Generative Pre-trained Transformer 3 (GPT-3) is an autoregressive language model that uses deep learning to produce human-like text.
It is the third-generation language prediction model in the GPT-n series created by OpenAI, a San Francisco-based artificial intelligence research laboratory. GPT-3’s full version has a capacity of 175 billion machine learning parameters. GPT-3, which was introduced in May 2020, and is part of a trend in natural language processing (NLP) systems of pre-trained language representations.
The quality of the text generated by GPT-3 is so high that it can be difficult to determine whether or not it was written by a human.
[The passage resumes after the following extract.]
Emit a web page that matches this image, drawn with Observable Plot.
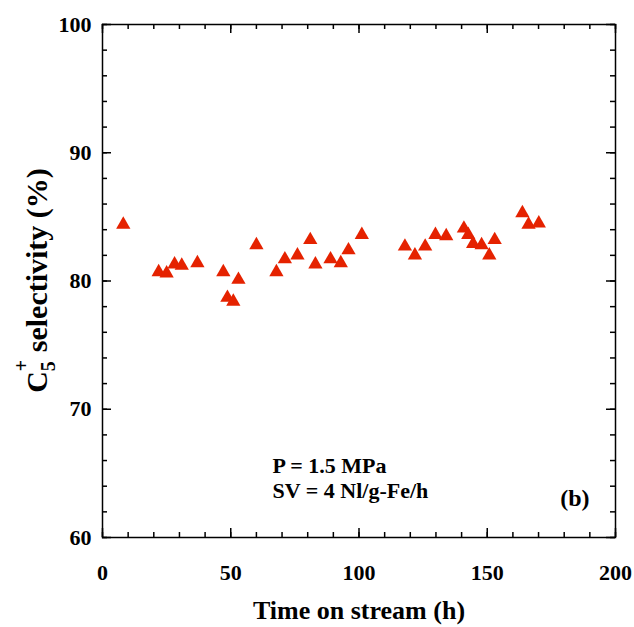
<!DOCTYPE html>
<html><head><meta charset="utf-8">
<script src="https://cdn.jsdelivr.net/npm/d3@7"></script>
<script src="https://cdn.jsdelivr.net/npm/@observablehq/plot@0.6"></script>
<style>body{margin:0;background:#fff} #chart{width:634px;height:627px}</style>
</head><body><div id="chart"></div>
<script>
const timeOnStream = [8.1, 21.9, 25.0, 28.1, 30.9, 37.0, 47.1, 48.7, 51.0, 53.0, 60.0, 67.8, 71.1, 76.0, 81.0, 83.0, 88.9, 92.9, 95.9, 101.1,
  117.9, 121.8, 125.8, 129.8, 134.0, 140.9, 142.6, 144.5, 147.8, 150.8, 152.9, 163.7, 166.1, 170.1];
const selectivity = [84.4, 80.7, 80.6, 81.3, 81.2, 81.4, 80.7, 78.7, 78.4, 80.1, 82.8, 80.7, 81.7, 82.0, 83.2, 81.3, 81.7, 81.4, 82.4, 83.6,
  82.7, 82.0, 82.7, 83.6, 83.5, 84.1, 83.6, 82.9, 82.8, 82.0, 83.2, 85.3, 84.4, 84.5];
const xTickLabels = [0, 50, 100, 150, 200];
const xMinorTicks = [0, 10, 20, 30, 40, 50, 60, 70, 80, 90, 100, 110, 120, 130, 140, 150, 160, 170, 180, 190, 200];
const yTickLabels = [60, 70, 80, 90, 100];
const yMinorTicks = [60, 62, 64, 66, 68, 70, 72, 74, 76, 78, 80, 82, 84, 86, 88, 90, 92, 94, 96, 98, 100];
const xTitle = "Time on stream (h)";
const noteLines = ["P = 1.5 MPa", "SV = 4 Nl/g-Fe/h"];
const panelTag = "(b)";

const data = timeOnStream.map((t, i) => ({t, s: selectivity[i]}));
const W = 634, H = 627, mL = 102, mR = 19, mT = 24, mB = 90;
const innerW = W - mL - mR, innerH = H - mT - mB;
const font = "'Liberation Serif','Times New Roman',serif";
const tickStyle = {stroke: "black", strokeWidth: 1.5};

const chart = Plot.plot({
  width: W, height: H,
  marginLeft: mL, marginRight: mR, marginTop: mT, marginBottom: mB,
  style: {fontFamily: font, fontWeight: "bold", background: "white", color: "black", fontSize: "22px"},
  x: {domain: [0, 200]},
  y: {domain: [60, 100]},
  marks: [
    // minor ticks (inside, all four sides)
    Plot.ruleX(xMinorTicks, {x: d => d, insetTop: innerH - 5, ...tickStyle}),
    Plot.ruleX(xMinorTicks, {x: d => d, insetBottom: innerH - 5, ...tickStyle}),
    Plot.ruleY(yMinorTicks, {y: d => d, insetRight: innerW - 5, ...tickStyle}),
    Plot.ruleY(yMinorTicks, {y: d => d, insetLeft: innerW - 5, ...tickStyle}),
    // major ticks
    Plot.ruleX(xTickLabels, {x: d => d, insetTop: innerH - 9, ...tickStyle}),
    Plot.ruleX(xTickLabels, {x: d => d, insetBottom: innerH - 9, ...tickStyle}),
    Plot.ruleY(yTickLabels, {y: d => d, insetRight: innerW - 9, ...tickStyle}),
    Plot.ruleY(yTickLabels, {y: d => d, insetLeft: innerW - 9, ...tickStyle}),
    Plot.axisX(xTickLabels, {tickSize: 0, tickPadding: 27, fontSize: 22, fontWeight: "bold", label: null}),
    Plot.axisY(yTickLabels, {tickSize: 0, tickPadding: 11, fontSize: 22, fontWeight: "bold", label: null}),
    Plot.frame({stroke: "black", strokeWidth: 1.5}),
    Plot.dot(data, {x: "t", y: "s", symbol: "triangle", r: 5.3, fill: "#e52200", stroke: "none"}),
    Plot.text([noteLines[0]], {x: 66.3, y: 65.0, text: d => d, textAnchor: "start", lineAnchor: "bottom", fontSize: 22, fontWeight: "bold", fill: "black"}),
    Plot.text([noteLines[1]], {x: 66.3, y: 63.05, text: d => d, textAnchor: "start", lineAnchor: "bottom", fontSize: 22, fontWeight: "bold", fill: "black"}),
    Plot.text([panelTag], {x: 189.9, y: 62.42, text: d => d, textAnchor: "end", lineAnchor: "bottom", fontSize: 24, fontWeight: "bold", fill: "black"}),
    Plot.text([xTitle], {frameAnchor: "bottom", dy: 81, text: d => d, lineAnchor: "bottom", fontSize: 26, fontWeight: "bold", fill: "black"})
  ]
});
document.getElementById("chart").appendChild(chart);

// y-axis title with stacked subscript/superscript
const yl = d3.select(chart).append("text")
  .attr("transform", `translate(47,${mT + innerH / 2}) rotate(-90)`)
  .attr("text-anchor", "middle")
  .attr("font-family", font)
  .attr("font-weight", "bold")
  .attr("font-size", 30)
  .attr("fill", "black");
yl.append("tspan").text("C");
yl.append("tspan").attr("font-size", 20).attr("dy", 8).text("5");
yl.append("tspan").attr("font-size", 20).attr("dx", -10).attr("dy", -27).text("+");
yl.append("tspan").attr("dy", 19).text(" selectivity (%)");
</script>
</body></html>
David Chalmers, an Australian philosopher, described GPT-3 as “one of the most interesting and important AI systems ever produced.”
One of the most powerful features of GPT-3 is that it can perform new tasks (tasks it has never been trained on) sometimes at state-of-the-art levels, only by showing it a few examples of the task.
In another astonishing display of its power, GPT-3 was able to generate “news articles” almost indistinguishable from human-made pieces.
The GPT-3 neural network is so large a model in terms of power and dataset that it exhibits qualitatively different behavior: you do not apply it to a fixed set of tasks which were in the training dataset, requiring retraining on additional data if one wants to handle a new task, instead you interact with it, expressing any task in terms of natural language descriptions, requests, and examples, tweaking the prompt until it “understands” & it meta-learns the new task based on the high-level abstractions it learned from the pretraining.
This is a rather different way of using a DL model, and it’s better to think of it as a new kind of programming, where the prompt is now a “program” which programs GPT-3 to do new things.